- [Task instructions]:
Each line below should be retyped exactly, with no pictures.

- [Information shown]:
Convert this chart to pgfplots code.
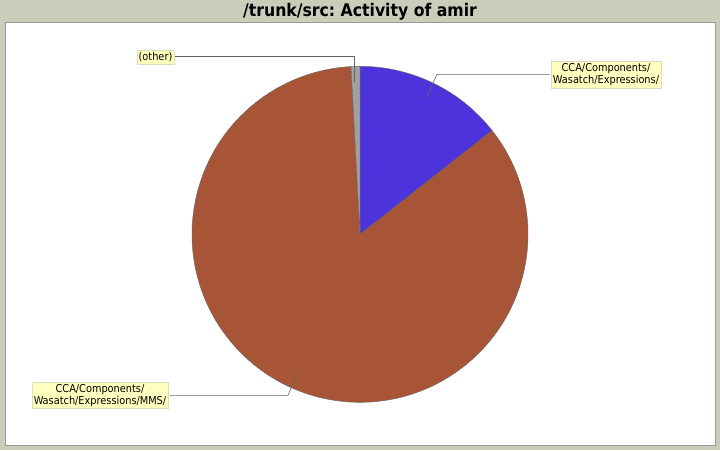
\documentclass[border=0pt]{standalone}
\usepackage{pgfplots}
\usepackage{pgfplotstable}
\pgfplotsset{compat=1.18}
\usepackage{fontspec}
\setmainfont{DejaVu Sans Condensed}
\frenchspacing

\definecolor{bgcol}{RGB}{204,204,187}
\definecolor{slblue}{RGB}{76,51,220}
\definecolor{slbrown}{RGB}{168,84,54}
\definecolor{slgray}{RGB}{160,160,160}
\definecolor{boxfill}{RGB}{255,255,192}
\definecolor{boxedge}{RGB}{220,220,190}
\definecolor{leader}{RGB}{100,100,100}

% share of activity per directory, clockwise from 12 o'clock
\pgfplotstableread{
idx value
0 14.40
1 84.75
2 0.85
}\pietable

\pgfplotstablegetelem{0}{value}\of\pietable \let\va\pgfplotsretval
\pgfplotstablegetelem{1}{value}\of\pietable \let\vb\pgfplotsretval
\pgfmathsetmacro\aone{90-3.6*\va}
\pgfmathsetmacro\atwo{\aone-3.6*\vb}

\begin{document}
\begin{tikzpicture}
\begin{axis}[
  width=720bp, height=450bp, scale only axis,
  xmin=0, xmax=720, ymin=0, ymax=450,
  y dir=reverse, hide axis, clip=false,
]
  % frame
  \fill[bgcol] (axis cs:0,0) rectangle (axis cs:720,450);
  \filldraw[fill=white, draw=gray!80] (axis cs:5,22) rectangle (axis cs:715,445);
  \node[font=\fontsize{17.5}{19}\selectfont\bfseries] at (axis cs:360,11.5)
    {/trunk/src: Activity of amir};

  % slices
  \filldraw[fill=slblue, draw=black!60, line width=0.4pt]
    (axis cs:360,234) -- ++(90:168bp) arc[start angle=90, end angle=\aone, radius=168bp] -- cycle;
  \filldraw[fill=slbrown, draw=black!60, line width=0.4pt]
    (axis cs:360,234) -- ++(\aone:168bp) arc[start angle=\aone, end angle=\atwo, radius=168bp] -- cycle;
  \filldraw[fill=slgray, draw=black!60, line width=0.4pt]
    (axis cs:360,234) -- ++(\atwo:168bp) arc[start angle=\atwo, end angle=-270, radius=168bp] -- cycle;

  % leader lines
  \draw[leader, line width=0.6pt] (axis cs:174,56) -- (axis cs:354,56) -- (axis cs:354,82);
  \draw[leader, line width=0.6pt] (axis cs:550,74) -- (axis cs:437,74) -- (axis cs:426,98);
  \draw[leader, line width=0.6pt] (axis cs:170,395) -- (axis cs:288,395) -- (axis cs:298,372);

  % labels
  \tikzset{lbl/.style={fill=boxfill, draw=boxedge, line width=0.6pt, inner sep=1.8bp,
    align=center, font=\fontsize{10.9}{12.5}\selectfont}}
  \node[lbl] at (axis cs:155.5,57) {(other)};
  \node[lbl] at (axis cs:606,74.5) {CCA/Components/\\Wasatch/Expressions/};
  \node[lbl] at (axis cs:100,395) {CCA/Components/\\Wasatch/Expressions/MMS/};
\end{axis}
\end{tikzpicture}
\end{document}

- [Exercise output]:
Convert this chart to pgfplots code.
\documentclass[border=0pt]{standalone}
\usepackage{pgfplots}
\usepackage{pgfplotstable}
\pgfplotsset{compat=1.18}
\usepackage{fontspec}
\setmainfont{DejaVu Sans Condensed}
\frenchspacing

\definecolor{bgcol}{RGB}{204,204,187}
\definecolor{slblue}{RGB}{76,51,220}
\definecolor{slbrown}{RGB}{168,84,54}
\definecolor{slgray}{RGB}{160,160,160}
\definecolor{boxfill}{RGB}{255,255,192}
\definecolor{boxedge}{RGB}{220,220,190}
\definecolor{leader}{RGB}{100,100,100}

% share of activity per directory, clockwise from 12 o'clock
\pgfplotstableread{
idx value
0 14.40
1 84.75
2 0.85
}\pietable

\pgfplotstablegetelem{0}{value}\of\pietable \let\va\pgfplotsretval
\pgfplotstablegetelem{1}{value}\of\pietable \let\vb\pgfplotsretval
\pgfmathsetmacro\aone{90-3.6*\va}
\pgfmathsetmacro\atwo{\aone-3.6*\vb}

\begin{document}
\begin{tikzpicture}
\begin{axis}[
  width=720bp, height=450bp, scale only axis,
  xmin=0, xmax=720, ymin=0, ymax=450,
  y dir=reverse, hide axis, clip=false,
]
  % frame
  \fill[bgcol] (axis cs:0,0) rectangle (axis cs:720,450);
  \filldraw[fill=white, draw=gray!80] (axis cs:5,22) rectangle (axis cs:715,445);
  \node[font=\fontsize{17.5}{19}\selectfont\bfseries] at (axis cs:360,11.5)
    {/trunk/src: Activity of amir};

  % slices
  \filldraw[fill=slblue, draw=black!60, line width=0.4pt]
    (axis cs:360,234) -- ++(90:168bp) arc[start angle=90, end angle=\aone, radius=168bp] -- cycle;
  \filldraw[fill=slbrown, draw=black!60, line width=0.4pt]
    (axis cs:360,234) -- ++(\aone:168bp) arc[start angle=\aone, end angle=\atwo, radius=168bp] -- cycle;
  \filldraw[fill=slgray, draw=black!60, line width=0.4pt]
    (axis cs:360,234) -- ++(\atwo:168bp) arc[start angle=\atwo, end angle=-270, radius=168bp] -- cycle;

  % leader lines
  \draw[leader, line width=0.6pt] (axis cs:174,56) -- (axis cs:354,56) -- (axis cs:354,82);
  \draw[leader, line width=0.6pt] (axis cs:550,74) -- (axis cs:437,74) -- (axis cs:426,98);
  \draw[leader, line width=0.6pt] (axis cs:170,395) -- (axis cs:288,395) -- (axis cs:298,372);

  % labels
  \tikzset{lbl/.style={fill=boxfill, draw=boxedge, line width=0.6pt, inner sep=1.8bp,
    align=center, font=\fontsize{10.9}{12.5}\selectfont}}
  \node[lbl] at (axis cs:155.5,57) {(other)};
  \node[lbl] at (axis cs:606,74.5) {CCA/Components/\\Wasatch/Expressions/};
  \node[lbl] at (axis cs:100,395) {CCA/Components/\\Wasatch/Expressions/MMS/};
\end{axis}
\end{tikzpicture}
\end{document}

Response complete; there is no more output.